**EXERCISE GOAL:** Collect every line below that contains the word "matplotlib".

**DATASET EXTRACT:**
○ ○ ○ ○ ○

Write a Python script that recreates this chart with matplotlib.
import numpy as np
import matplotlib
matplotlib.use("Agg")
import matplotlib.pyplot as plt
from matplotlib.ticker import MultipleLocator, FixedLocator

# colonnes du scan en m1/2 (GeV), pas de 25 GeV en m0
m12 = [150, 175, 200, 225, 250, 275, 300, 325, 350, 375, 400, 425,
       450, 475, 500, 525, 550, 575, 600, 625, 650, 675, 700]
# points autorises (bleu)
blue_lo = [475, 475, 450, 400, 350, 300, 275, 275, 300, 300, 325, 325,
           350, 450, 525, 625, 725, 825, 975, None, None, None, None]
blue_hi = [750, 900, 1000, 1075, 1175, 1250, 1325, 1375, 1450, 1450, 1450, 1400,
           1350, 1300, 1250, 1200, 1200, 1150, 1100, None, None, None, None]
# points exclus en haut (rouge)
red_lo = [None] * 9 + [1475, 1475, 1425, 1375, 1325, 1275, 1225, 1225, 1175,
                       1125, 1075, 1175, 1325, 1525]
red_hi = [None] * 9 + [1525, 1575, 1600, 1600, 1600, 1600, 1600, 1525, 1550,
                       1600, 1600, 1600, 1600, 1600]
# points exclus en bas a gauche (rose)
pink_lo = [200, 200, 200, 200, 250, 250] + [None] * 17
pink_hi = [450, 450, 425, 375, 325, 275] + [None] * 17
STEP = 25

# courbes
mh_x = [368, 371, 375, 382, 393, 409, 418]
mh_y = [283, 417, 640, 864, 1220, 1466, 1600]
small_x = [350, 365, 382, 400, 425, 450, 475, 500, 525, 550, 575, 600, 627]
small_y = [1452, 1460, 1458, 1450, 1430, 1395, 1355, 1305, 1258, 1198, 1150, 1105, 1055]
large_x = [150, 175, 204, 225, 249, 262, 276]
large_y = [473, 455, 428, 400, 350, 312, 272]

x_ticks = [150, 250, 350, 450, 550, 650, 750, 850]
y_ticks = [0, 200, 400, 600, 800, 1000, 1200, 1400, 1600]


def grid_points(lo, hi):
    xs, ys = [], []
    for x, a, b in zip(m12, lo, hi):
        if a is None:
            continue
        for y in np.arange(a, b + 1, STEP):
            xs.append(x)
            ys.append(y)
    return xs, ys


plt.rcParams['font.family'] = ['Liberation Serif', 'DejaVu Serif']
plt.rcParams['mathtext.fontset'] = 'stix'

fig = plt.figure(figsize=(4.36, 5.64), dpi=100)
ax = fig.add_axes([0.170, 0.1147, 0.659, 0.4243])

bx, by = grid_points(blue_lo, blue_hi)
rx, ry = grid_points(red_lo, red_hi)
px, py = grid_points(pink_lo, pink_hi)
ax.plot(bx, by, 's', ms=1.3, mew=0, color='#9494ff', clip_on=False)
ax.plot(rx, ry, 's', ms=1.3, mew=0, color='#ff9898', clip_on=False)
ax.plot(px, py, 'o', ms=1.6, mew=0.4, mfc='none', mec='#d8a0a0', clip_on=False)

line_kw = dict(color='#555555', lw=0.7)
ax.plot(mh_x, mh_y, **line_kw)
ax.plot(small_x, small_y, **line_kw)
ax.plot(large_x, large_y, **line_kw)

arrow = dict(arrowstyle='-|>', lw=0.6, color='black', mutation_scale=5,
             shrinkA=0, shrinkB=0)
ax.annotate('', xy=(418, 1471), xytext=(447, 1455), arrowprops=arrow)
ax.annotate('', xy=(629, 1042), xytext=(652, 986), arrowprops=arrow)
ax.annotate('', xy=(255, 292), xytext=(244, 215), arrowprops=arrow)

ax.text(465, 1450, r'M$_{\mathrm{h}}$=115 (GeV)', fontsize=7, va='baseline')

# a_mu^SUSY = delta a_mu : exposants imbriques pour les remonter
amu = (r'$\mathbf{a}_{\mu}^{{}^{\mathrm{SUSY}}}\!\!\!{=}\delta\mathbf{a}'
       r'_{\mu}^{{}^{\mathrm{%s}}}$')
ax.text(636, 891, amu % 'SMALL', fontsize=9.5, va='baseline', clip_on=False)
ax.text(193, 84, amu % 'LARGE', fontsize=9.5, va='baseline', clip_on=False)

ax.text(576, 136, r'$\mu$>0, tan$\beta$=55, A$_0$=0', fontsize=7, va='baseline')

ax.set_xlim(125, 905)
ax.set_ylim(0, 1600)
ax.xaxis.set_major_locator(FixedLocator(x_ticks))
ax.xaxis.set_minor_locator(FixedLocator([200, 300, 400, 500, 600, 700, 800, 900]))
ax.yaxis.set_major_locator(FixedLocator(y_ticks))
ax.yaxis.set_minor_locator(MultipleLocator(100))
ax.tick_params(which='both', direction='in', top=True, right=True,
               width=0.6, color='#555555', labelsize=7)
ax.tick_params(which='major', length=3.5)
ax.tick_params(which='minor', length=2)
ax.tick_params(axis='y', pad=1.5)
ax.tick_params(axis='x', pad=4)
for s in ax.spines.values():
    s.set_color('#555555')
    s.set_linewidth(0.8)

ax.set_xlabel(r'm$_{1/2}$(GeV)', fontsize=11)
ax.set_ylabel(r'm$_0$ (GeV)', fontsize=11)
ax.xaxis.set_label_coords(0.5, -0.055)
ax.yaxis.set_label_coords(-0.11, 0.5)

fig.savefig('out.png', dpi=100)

○ ○ ○ ○ ○

**OUTPUT FOR THIS EXERCISE:**
Write a Python script that recreates this chart with matplotlib.
import matplotlib
matplotlib.use("Agg")
import matplotlib.pyplot as plt
from matplotlib.ticker import MultipleLocator, FixedLocator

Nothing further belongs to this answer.